Consider the Hamiltonian: \[\hat{H}=\frac{\hat{p}_r^2}{2\mu}+\frac{\hat{L}^2}{2\mu\hat{r}^2}-\frac{e^2}{\hat{r}}+\frac{\hbar^2\gamma}{2\mu\hat{r}^2}\]
where \(\gamma\) is a dimensionless
constant.
Use the factorization method to compute all of the energy eigenvalues.
Introduce an appropriate principal quantum number.
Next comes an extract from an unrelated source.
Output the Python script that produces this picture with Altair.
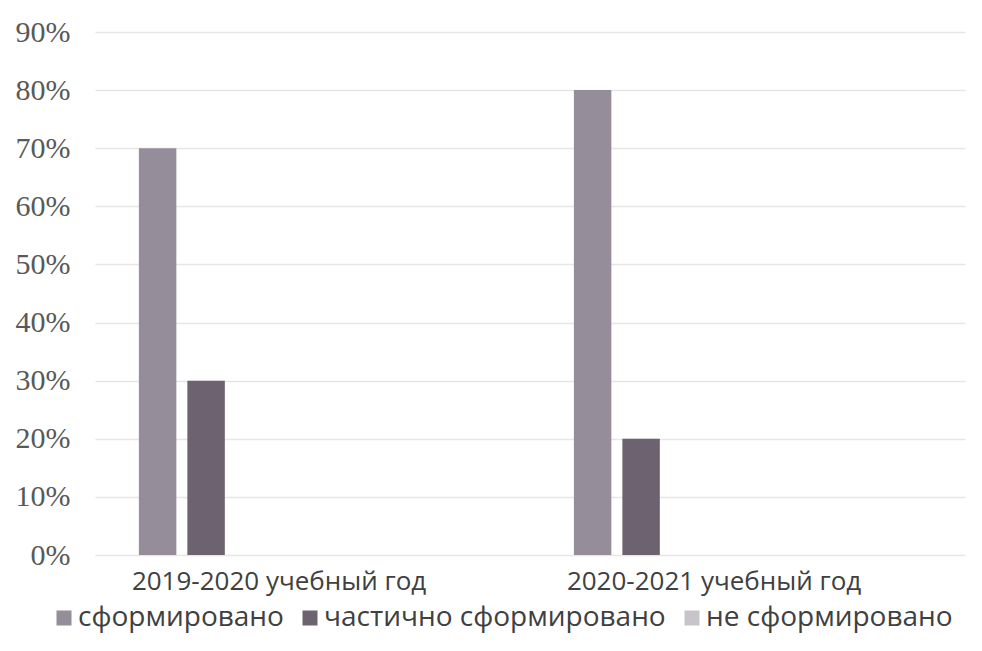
import altair as alt
import pandas as pd

years = ["2019-2020 учебный год", "2020-2021 учебный год"]
series = ["сформировано", "частично сформировано", "не сформировано"]
formed = [0.70, 0.80]
partly = [0.30, 0.20]
not_formed = [0.0, 0.0]
colors = ["#958d99", "#6d6270", "#c9c4cb"]
y_ticks = [0.0, 0.1, 0.2, 0.3, 0.4, 0.5, 0.6, 0.7, 0.8, 0.9]

rows = []
for vals, s in zip([formed, partly, not_formed], series):
    for yr, v in zip(years, vals):
        rows.append({"year": yr, "series": s, "value": v})
df = pd.DataFrame(rows)

chart = alt.Chart(df).mark_bar().encode(
    x=alt.X("year:N", sort=years, title=None,
            scale=alt.Scale(paddingInner=0.691, paddingOuter=0.3455, align=0.146),
            axis=alt.Axis(labelAngle=0, labelFont="Open Sans", labelFontSize=26,
                          labelColor="#404040", labelPadding=13, labelOffset=73,
                          labelLimit=600, domain=False, ticks=False)),
    xOffset=alt.XOffset("series:N", sort=series,
                        scale=alt.Scale(domain=series, paddingInner=0.227,
                                        paddingOuter=0)),
    y=alt.Y("value:Q", title=None,
            scale=alt.Scale(domain=[0, 0.9], nice=False),
            axis=alt.Axis(values=y_ticks, format=".0%", labelFont="Liberation Serif",
                          labelFontSize=30, labelColor="#595959", labelPadding=25,
                          domain=False, ticks=False, gridColor="#e6e6e6",
                          gridWidth=1.5)),
    color=alt.Color("series:N", sort=series, title=None,
                    scale=alt.Scale(domain=series, range=colors),
                    legend=alt.Legend(orient="none", direction="horizontal",
                                      legendX=-45, legendY=572,
                                      symbolType="square", symbolSize=225,
                                      symbolStrokeWidth=0, labelLimit=600,
                                      labelFont="Open Sans", labelFontSize=28,
                                      labelColor="#404040", labelOffset=0,
                                      columnPadding=12)),
).properties(
    width=870, height=523,
    autosize=alt.AutoSizeParams(type="none"),
    padding={"left": 87, "top": 24, "right": 5, "bottom": 88},
).configure(background="white").configure_view(stroke=None)

chart.save("out.html", embed_options={"renderer": "svg", "actions": False})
You may find it helpful to define a parameter \(\lambda\) that satisfies \[\lambda(\lambda+1)=l(l+1)+\gamma\] Further
note that as \(\gamma\rightarrow0\),
you should recover the energy levels of hydrogen. For \(\gamma\ne0\), you should find that the
energy levels depend on both \(n\) and
\(l\) now.
Use the factorization method as described in the previous HW. For each
\(l\) define an auxiliary Hamiltonian
for different \(m\)’s and construct
eigenstates from \(\hat{B}^\dagger\)’s
acting on the ground state. Note that you cannot use the shortcut method
we had used before.
ANSWER: \[E_{n,l}=-\frac{e^2}{2a_0}\frac{1}{n^2+\gamma+2(n-l-\frac{1}{2})\left(\sqrt{(l+\frac{1}{2})^2+\gamma}-(l+\frac{1}{2})\right)}\]
Find the Clebsch-Gordan coefficients for combining an arbitrary
angular momentum \(j_1\) with \(j_2=1\) and \(m_2=+1,0,-1\).
That is, find the nine entries in the \(3\times3\) table \[\left\langle
j_1,m_1=m_j-m_2,j_2=1,m_2\middle|j,m_j,j_1,j_2=1\right\rangle\]
| \(m_2=1\) | \(m_2=0\) | \(m_2=-1\) | |
|---|---|---|---|
| \(j=j_1+1\) | |||
| \(j=j_1\) | |||
| \(j=j_1-1\) |
The following model was studied by Lipkin, Meshkov, and Glick and is
sometimes called the Lipkin model or the LMG model. It is also just an
Ising model in a transverse field with all-to-all coupling. \[\hat{H}=-2\sum_{i=1}^n\sum_{j>i}\hat{S}_i^z\hat{S}_j^z+B\sum_i^N\hat{S}_i^x\]
where each \(\hat{S}_i\) is spin
one-half.
a.) Show we can rewrite the Hamiltonian as \[\hat{H}=-(\hat{S}_{tot}^z)^2+B\hat{S}_{tot}^x+\text{const.}\]
by finding the constant. Note that \(\hat{S}_{tot}^\alpha=\sum_{i=1}^N\hat{S}_i^\alpha\)
is the total spin in the \(\alpha\)-direction. Recall what the square
of a Pauli matrix is to solve this problem quickly.
b.) Using the form found in (a), show that \(\hat{H}\) commutes with the total angular
momentum squared. \[[\hat{H},(\hat{S}_{tot}^x)^2+(\hat{S}_{tot}^y)^2+(\hat{S}_{tot}^z)^2]=0.\]
This means that states can be classified according to their total \(S\) values: \[\hat{S}_{tot}^2\left|\text{state}\right\rangle=\hbar^2S(S+1)\left|\text{state}\right\rangle.\]
But, because \([\hat{H},\hat{S}_{tot}^z]\ne
0\) the different \(m_s\) states
are coupled by \(\hat{H}\) hence \(\left\langle
S,m_s\middle|\hat{H}\middle|S,m_s'\right\rangle\) is not
proportional to \(\delta_{m_s,m_s'}\)
c.) Consider \(N=4\). There are \(2^4=16\) total states. They decompose into
an \(S=2\), three \(S=1\), and two \(S=0\) states. It is best to construct them
starting from spin one-half and adding spins up to \(N=4\) to see the different states.
Compute \((H_S)_{mm'}=\left\langle
S,m\middle|\hat{H}\middle|S,m\right\rangle\) for \(S=2,1,0\).
Note the matrix is the same for each \(S\) value and so there are only three
matrices to compute. You do not need to generate all the states
explicitly. Use the facts that \(\hat{S}^x=\frac{\hat{S}^++\hat{S}^-}{2}\)
and angular momentum commutation relations.
d.) Set \(\hbar=1\) and choose
dimensionless units for \(B\). Plot the
eigenvalues \(E(B)\) versus \(B\) for \(0\le
B\le 4\). This entails using three different colors (one for each
\(S\)).